__MATERIAL__:
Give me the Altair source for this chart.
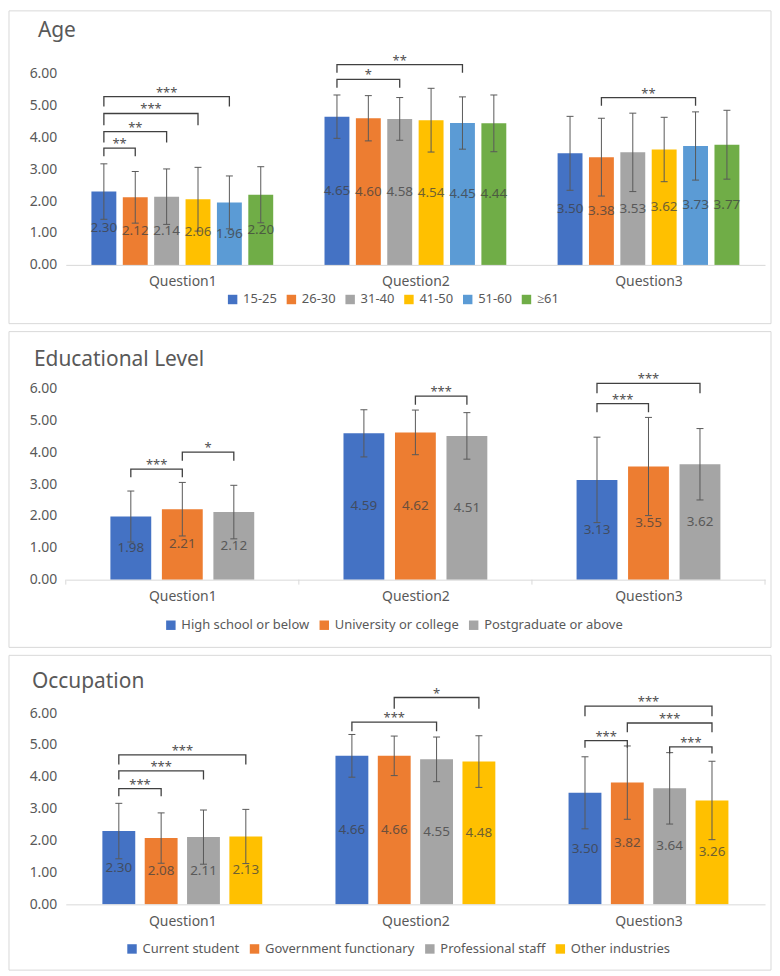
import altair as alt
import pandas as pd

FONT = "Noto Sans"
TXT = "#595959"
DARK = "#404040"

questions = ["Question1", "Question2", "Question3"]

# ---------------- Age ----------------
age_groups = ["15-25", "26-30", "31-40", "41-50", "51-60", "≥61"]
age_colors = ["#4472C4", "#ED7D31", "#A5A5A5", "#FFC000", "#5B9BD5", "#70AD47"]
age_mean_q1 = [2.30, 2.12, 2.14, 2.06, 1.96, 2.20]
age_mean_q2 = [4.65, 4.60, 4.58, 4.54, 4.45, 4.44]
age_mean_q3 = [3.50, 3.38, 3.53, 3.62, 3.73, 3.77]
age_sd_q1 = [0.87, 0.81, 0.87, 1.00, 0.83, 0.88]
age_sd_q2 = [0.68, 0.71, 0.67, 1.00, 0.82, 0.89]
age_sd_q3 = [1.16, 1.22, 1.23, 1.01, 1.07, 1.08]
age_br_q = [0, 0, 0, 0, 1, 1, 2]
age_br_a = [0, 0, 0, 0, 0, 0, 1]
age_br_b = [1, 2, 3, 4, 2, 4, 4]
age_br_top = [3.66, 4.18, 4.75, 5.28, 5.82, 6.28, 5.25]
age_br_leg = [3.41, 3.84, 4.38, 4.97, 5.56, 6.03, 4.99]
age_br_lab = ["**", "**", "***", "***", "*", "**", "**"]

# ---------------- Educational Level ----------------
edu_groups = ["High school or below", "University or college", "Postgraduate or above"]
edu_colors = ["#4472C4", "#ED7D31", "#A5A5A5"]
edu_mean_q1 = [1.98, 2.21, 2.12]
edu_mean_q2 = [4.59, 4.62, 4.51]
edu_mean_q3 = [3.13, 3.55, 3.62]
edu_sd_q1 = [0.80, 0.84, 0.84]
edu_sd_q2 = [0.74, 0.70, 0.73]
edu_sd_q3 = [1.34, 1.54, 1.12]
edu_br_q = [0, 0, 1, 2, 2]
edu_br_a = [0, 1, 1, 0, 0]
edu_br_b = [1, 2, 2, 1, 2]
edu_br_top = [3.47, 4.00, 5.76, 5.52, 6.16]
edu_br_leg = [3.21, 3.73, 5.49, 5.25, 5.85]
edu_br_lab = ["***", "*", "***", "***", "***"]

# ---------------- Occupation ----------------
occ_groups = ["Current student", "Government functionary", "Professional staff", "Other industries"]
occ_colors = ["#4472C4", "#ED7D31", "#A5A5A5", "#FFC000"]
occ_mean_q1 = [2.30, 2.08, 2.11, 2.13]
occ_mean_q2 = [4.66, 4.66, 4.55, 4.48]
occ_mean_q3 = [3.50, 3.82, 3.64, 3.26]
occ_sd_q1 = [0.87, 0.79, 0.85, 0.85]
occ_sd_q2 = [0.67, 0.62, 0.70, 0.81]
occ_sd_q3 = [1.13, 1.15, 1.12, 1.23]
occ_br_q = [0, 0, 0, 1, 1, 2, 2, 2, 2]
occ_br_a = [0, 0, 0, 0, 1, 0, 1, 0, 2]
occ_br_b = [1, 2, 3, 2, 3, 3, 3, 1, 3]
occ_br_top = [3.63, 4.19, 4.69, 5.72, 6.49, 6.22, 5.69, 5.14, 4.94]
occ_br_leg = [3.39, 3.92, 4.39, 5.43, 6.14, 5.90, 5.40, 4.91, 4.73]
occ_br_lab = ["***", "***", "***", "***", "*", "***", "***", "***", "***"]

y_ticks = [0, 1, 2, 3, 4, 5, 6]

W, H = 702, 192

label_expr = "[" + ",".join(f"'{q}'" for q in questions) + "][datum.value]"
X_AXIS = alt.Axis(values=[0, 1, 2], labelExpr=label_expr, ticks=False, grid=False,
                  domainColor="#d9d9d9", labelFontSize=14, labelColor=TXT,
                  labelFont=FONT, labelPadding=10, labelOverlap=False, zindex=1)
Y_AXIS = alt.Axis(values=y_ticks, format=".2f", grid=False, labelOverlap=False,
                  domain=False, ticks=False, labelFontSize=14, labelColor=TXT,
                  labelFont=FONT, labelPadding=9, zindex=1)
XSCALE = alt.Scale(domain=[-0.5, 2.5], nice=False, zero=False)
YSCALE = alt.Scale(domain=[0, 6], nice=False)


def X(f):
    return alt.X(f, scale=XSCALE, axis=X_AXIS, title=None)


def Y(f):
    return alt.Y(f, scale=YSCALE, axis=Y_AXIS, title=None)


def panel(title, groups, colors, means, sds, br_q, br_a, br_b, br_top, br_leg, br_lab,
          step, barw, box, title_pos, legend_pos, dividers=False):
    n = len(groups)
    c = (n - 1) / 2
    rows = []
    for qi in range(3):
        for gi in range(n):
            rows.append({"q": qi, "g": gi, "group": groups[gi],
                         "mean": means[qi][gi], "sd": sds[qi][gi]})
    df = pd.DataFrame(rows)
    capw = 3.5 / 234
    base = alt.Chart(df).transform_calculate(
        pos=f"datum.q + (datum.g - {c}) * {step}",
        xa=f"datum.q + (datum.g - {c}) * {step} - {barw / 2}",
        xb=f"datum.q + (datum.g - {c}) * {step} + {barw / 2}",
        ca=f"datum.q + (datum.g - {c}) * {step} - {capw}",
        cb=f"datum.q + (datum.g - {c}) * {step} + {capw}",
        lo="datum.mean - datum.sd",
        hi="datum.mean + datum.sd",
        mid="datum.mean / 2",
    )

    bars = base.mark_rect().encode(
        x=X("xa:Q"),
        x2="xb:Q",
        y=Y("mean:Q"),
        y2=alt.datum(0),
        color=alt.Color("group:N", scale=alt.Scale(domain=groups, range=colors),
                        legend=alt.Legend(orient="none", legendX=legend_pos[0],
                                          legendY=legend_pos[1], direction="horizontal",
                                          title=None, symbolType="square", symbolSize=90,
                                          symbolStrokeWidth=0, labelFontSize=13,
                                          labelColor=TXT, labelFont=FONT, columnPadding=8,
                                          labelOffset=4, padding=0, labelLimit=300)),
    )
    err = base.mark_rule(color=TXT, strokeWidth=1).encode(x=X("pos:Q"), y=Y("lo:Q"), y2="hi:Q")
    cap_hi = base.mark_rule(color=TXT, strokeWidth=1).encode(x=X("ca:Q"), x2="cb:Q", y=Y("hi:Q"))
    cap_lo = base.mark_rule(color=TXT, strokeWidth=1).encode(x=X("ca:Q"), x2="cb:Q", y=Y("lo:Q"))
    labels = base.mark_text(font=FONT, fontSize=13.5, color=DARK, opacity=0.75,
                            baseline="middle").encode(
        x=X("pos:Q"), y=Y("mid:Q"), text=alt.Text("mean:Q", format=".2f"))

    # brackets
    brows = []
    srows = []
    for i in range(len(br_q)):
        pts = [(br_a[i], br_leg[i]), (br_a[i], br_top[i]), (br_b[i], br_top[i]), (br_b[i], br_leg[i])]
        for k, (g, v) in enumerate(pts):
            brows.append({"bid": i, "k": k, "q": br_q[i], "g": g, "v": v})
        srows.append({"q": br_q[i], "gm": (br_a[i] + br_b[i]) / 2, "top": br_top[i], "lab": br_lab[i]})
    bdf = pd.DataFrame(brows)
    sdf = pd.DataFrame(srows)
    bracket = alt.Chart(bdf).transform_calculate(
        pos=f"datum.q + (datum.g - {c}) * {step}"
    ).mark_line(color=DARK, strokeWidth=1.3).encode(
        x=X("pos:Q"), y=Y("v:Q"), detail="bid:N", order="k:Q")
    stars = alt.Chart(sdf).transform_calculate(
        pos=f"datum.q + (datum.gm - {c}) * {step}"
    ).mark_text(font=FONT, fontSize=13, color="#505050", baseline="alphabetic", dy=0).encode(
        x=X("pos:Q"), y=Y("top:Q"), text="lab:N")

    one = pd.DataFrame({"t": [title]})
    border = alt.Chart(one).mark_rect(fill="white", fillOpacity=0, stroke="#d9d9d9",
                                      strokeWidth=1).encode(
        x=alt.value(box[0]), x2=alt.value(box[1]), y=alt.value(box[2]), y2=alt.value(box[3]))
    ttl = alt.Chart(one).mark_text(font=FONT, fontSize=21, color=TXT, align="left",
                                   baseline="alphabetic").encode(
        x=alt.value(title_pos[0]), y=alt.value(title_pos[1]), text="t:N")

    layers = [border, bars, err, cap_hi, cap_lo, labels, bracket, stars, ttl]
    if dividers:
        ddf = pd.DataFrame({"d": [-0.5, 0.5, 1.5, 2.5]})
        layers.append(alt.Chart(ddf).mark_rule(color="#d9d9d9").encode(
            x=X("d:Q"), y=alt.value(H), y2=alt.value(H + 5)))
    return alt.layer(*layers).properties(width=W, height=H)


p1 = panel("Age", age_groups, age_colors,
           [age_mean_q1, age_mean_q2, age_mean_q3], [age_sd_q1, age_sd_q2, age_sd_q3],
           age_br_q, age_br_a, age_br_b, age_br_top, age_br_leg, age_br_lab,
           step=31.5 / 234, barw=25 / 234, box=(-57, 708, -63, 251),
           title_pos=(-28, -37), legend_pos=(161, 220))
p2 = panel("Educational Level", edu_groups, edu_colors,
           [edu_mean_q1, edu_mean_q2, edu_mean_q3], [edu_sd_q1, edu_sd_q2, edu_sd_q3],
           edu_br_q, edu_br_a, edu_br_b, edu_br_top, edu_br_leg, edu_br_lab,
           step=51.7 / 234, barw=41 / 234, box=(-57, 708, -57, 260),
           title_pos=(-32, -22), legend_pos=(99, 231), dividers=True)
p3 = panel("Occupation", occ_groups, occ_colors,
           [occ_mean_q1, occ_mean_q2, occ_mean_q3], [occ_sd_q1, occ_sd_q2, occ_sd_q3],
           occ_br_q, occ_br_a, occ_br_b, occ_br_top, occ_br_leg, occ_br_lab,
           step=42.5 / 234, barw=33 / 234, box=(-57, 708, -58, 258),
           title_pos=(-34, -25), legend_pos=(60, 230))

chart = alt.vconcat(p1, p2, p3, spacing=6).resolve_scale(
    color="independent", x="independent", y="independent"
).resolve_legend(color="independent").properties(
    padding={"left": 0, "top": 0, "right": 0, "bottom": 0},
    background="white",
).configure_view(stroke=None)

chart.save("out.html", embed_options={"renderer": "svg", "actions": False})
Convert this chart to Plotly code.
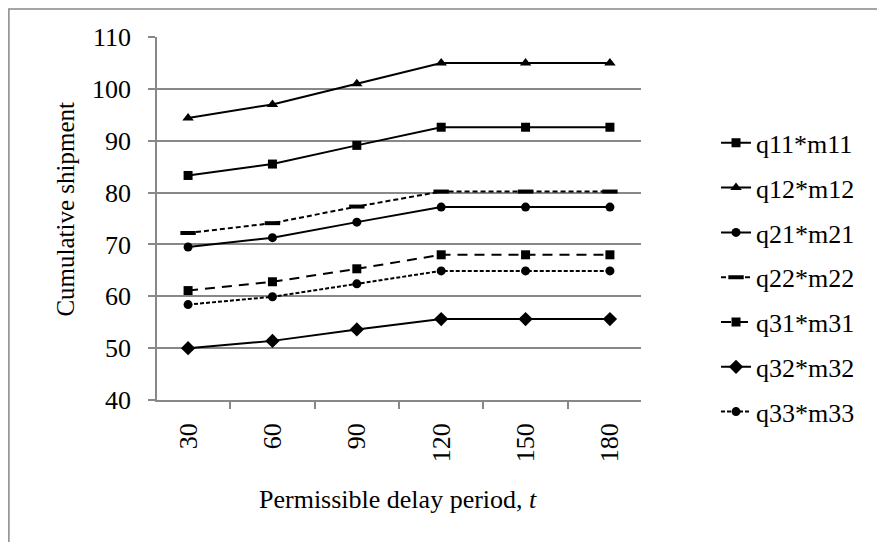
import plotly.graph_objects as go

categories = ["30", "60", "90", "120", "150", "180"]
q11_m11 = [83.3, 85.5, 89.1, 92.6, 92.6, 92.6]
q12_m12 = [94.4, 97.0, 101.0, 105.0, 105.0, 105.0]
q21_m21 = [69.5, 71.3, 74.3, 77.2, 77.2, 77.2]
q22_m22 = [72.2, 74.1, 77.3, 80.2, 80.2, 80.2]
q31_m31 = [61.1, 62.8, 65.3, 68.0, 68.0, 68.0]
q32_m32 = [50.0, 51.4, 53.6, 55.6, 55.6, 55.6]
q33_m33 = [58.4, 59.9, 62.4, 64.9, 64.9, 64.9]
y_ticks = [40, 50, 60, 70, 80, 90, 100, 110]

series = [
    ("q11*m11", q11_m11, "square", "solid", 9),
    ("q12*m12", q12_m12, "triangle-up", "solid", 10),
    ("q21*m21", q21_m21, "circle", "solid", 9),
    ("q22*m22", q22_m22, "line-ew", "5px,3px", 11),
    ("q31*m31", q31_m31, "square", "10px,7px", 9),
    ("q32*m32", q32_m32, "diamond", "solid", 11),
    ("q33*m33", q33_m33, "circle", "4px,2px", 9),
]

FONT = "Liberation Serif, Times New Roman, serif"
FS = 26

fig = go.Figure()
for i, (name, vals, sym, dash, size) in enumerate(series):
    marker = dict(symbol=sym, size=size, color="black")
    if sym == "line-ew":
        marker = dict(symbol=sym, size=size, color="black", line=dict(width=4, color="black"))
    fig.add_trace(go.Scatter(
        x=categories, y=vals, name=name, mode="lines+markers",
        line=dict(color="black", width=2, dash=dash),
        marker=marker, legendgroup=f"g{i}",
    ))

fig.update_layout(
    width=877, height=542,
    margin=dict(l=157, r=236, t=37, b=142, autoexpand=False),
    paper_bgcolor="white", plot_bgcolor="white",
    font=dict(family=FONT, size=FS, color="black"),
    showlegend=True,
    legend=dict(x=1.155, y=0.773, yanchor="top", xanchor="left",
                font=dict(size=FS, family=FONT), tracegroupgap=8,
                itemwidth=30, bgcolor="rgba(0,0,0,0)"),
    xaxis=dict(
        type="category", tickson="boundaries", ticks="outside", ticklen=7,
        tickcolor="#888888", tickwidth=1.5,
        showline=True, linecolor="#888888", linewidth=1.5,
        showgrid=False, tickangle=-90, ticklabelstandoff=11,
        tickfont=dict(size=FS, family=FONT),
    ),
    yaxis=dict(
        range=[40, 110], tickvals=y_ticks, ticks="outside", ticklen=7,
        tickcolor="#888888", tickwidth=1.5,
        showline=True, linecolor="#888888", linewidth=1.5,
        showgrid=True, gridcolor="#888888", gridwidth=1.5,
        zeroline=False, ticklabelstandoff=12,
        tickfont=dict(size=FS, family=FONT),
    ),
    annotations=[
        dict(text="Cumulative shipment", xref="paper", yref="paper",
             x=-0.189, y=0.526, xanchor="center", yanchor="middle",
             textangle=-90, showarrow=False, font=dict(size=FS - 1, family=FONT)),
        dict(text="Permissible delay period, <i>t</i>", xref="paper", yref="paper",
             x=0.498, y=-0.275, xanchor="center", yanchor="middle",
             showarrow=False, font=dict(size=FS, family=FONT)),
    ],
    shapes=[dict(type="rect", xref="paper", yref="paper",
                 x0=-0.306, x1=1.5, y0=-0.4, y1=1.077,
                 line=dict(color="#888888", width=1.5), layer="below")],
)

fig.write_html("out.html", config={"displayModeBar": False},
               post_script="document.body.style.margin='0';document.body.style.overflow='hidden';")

__SHORT EXERCISE__: Give back only the lines from the one holding "Convert this chart to Plotly code." through the one holding "import plotly.graph_objects as go", both kept, exactly as written. Omit the images.

__OUTPUT OF THE EXERCISE__:
Convert this chart to Plotly code.
import plotly.graph_objects as go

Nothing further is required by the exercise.